David Alves Jr.

El capítulo 15 de Levítico explica la impureza en la que incurrían los hombres por causa de de flujo de semen (vv.1-18) y las mujeres por flujo de sangre (vv.19-30).
Las impurezas por distintas razones explicadas en el tercer libro de Moisés, nos trae a nuestras mentes nuestra impureza por causa del pecado. Así como bajo la ley de Moisés, ciertas situaciones implicaban que las personas tuvieran que aislarse para no contaminar a otros; de igual manera, el pecado nos ha generado estar distantes de Dios. Únicamente Cristo pudo acercarnos a él.
En el caso de los varones, debían lavarse con agua para purificarse de su contaminación. Nosotros gozamos purificación por la palabra santa de nuestro Señor. El Señor le dijo a sus apóstoles: ”Ya vosotros estáis limpios por la palabra que os he hablado.” (Jn. 15:3). En Ef. 5:26 Pablo enseña que el Señor purifica a la iglesia a través de su palabra que es como agua. Al leer las Escrituras, nos damos cuenta de nuestras imperfecciones, y cuando vemos la perfecta pureza de nuestro Salvador, anhelamos querer ser como él.

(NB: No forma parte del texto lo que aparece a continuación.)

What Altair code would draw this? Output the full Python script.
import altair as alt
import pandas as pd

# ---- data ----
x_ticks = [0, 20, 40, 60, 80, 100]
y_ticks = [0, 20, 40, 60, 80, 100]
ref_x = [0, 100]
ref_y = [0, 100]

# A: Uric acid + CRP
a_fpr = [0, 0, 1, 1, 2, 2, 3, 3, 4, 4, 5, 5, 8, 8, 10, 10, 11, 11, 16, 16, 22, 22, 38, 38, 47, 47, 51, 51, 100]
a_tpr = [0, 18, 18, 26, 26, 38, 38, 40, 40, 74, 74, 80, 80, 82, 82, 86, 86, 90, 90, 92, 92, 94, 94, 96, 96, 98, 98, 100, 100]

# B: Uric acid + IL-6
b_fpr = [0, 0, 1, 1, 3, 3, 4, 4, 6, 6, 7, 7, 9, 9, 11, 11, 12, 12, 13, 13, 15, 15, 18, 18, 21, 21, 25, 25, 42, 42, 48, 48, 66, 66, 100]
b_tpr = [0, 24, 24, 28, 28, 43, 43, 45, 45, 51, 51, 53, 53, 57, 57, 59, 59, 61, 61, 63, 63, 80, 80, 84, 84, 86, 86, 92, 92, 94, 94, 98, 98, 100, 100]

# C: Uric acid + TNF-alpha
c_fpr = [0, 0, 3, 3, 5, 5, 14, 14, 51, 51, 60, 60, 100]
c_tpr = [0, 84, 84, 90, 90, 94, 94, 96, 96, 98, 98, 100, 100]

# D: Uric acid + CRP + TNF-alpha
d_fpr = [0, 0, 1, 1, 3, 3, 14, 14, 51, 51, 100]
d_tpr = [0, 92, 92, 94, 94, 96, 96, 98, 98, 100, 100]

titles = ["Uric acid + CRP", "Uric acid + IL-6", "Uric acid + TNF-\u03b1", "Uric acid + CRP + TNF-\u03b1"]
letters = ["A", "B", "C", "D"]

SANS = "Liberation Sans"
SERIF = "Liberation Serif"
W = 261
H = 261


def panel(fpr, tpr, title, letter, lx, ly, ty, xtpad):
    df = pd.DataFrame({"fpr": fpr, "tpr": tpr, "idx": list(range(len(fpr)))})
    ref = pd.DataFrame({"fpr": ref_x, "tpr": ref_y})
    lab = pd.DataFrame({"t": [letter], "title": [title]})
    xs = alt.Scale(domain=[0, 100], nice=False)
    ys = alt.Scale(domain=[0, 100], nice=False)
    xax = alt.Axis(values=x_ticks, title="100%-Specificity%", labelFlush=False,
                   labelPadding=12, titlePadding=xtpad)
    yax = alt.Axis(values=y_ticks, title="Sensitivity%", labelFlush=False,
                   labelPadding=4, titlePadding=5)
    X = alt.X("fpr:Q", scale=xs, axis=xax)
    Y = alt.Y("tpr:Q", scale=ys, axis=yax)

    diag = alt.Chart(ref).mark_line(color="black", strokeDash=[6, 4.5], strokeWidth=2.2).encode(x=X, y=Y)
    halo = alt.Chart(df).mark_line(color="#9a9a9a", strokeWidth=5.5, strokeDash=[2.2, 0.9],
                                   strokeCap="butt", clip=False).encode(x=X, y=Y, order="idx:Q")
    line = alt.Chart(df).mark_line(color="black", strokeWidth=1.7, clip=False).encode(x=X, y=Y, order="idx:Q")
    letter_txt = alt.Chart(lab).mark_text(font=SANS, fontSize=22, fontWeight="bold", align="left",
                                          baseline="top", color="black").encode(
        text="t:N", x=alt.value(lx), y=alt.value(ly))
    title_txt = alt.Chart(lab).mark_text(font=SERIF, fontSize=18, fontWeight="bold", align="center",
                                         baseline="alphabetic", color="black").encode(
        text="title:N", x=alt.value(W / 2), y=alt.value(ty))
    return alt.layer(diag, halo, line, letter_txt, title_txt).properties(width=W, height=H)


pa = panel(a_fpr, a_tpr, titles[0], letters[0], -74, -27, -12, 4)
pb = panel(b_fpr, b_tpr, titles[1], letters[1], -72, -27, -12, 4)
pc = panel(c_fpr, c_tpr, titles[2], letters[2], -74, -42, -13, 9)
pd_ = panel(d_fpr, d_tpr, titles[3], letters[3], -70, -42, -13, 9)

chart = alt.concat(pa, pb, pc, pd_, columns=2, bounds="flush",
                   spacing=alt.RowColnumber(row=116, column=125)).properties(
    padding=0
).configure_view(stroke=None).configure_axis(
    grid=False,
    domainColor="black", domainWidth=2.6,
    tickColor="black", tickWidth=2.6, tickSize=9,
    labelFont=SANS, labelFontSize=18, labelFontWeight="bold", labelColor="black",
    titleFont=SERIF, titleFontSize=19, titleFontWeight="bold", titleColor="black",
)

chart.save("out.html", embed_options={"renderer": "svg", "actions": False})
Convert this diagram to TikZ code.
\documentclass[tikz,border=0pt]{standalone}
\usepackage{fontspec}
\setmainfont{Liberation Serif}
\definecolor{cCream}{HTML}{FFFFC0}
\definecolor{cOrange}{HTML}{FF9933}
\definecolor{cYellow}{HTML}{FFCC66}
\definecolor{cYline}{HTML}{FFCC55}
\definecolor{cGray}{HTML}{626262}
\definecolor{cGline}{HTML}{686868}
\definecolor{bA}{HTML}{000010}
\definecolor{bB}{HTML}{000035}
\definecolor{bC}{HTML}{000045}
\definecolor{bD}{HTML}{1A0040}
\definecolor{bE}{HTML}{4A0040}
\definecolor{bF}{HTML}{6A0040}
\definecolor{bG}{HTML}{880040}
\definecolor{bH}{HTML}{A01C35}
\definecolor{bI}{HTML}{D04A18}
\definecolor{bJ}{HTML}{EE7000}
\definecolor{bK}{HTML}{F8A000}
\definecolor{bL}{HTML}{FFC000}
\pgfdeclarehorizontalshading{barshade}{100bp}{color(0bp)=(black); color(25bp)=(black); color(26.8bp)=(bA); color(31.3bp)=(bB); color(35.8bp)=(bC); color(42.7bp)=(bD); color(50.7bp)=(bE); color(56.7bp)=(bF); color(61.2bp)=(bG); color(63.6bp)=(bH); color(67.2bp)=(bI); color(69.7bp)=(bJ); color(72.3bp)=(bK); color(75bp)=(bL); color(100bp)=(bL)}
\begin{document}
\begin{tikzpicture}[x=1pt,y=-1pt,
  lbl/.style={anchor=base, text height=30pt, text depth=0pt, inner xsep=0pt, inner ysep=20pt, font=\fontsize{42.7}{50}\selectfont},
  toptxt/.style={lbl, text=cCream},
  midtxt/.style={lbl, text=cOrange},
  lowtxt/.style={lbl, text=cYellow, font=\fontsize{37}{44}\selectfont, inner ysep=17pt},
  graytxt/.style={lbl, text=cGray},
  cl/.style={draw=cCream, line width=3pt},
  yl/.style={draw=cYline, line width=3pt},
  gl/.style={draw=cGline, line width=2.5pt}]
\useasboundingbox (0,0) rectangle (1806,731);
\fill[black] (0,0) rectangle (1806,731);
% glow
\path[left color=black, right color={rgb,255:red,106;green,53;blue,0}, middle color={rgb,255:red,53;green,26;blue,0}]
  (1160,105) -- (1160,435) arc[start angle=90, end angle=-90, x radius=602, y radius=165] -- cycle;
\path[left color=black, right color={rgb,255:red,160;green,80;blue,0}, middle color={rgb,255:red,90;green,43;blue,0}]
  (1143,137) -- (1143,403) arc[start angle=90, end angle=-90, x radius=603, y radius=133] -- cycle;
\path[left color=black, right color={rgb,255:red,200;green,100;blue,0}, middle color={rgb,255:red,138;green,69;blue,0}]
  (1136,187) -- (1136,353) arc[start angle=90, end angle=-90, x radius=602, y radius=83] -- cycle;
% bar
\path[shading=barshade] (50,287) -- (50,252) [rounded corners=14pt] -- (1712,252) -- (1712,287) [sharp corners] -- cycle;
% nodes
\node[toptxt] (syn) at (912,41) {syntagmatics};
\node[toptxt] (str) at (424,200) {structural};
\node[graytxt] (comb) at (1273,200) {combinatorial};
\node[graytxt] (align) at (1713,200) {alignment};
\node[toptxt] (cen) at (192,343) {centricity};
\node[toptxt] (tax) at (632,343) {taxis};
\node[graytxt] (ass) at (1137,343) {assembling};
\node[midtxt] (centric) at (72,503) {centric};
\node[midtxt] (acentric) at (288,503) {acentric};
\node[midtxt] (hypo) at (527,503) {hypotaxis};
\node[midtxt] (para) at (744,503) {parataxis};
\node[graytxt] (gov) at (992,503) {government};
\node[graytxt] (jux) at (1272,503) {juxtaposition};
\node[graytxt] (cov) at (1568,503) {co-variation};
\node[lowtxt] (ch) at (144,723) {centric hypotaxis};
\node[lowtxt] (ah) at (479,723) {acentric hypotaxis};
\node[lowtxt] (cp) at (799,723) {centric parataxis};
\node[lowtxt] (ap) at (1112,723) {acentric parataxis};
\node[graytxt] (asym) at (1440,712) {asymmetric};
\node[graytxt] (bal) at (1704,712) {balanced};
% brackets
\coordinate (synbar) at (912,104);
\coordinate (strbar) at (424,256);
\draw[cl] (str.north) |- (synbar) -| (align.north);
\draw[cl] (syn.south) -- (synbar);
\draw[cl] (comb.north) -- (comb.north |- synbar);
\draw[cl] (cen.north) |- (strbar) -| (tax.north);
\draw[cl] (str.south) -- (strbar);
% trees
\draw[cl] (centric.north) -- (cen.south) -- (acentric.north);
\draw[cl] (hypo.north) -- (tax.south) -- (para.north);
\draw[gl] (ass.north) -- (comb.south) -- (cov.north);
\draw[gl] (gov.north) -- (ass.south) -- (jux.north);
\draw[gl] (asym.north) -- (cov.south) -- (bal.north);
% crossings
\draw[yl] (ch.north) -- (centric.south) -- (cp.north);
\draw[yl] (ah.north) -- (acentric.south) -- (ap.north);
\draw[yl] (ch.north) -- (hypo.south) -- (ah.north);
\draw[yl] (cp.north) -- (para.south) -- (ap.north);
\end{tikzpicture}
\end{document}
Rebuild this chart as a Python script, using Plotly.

Pensamos ahora en lo suscrito a la mujeres durante sus días de menstruación. Dios prescribió instrucciones a seguir para las mujeres que padecieran flujo de sangre más de su costumbre. No podemos sino en nuestras mentes ir a los evangelios y considerar aquella mujer que se acercó al Señor habiendo tenido flujo de sangre durante doce años (Mt. 9:20-22; Mr. 5:25-34; Lc. 8:43-48). Impresiona pensar en que la multitud le oprimía, iba hacia la casa de Jairo que le urgía que lo hiciera y la mujer era inmunda por su flujo de sangre; y aún así, el Señor estuvo dispuesto a sanarla. ¡Tenía tanto poder que la curó en el momento que ella le tocó!
Espiritualmente hablando, cada uno de nosotros, también tuvimos que postrarnos ante el Señor para encontrar la limpieza de nuestras maldades que tanto buscábamos. Encontramos que solo Cristo tenía el poder para hacerlo.
Concluimos, al considerar lo que ambos tenían que ofrendar cuando quedaban impuros por las razones ya consideradas. Fuesen hombres o mujeres, tenían que ofrecer dos tórtolas o dos palominos. Uno para holocausto y el otro como ofrenda por el pecado. De esta manera obtenían purificación de sus impurezas.
Las aves ofrecidas sin duda nos hablan del Señor. En ellas vemos su pureza, su mansedumbre y gentileza. La que era para holocausto, es Cristo ofreciéndose sin reservas a la voluntad de su Padre. La que era para el pecado, es Cristo llevando las consecuencias de nuestro pecado sobre la cruz para que pudiésemos ser limpiados. ”¿Cuánto más la sangre de Cristo, el cual mediante el Espíritu eterno se ofreció a sí mismo sin mancha a Dios, limpiará vuestras conciencias de obras muertas para que sirváis al Dios vivo?” (Heb. 9:14).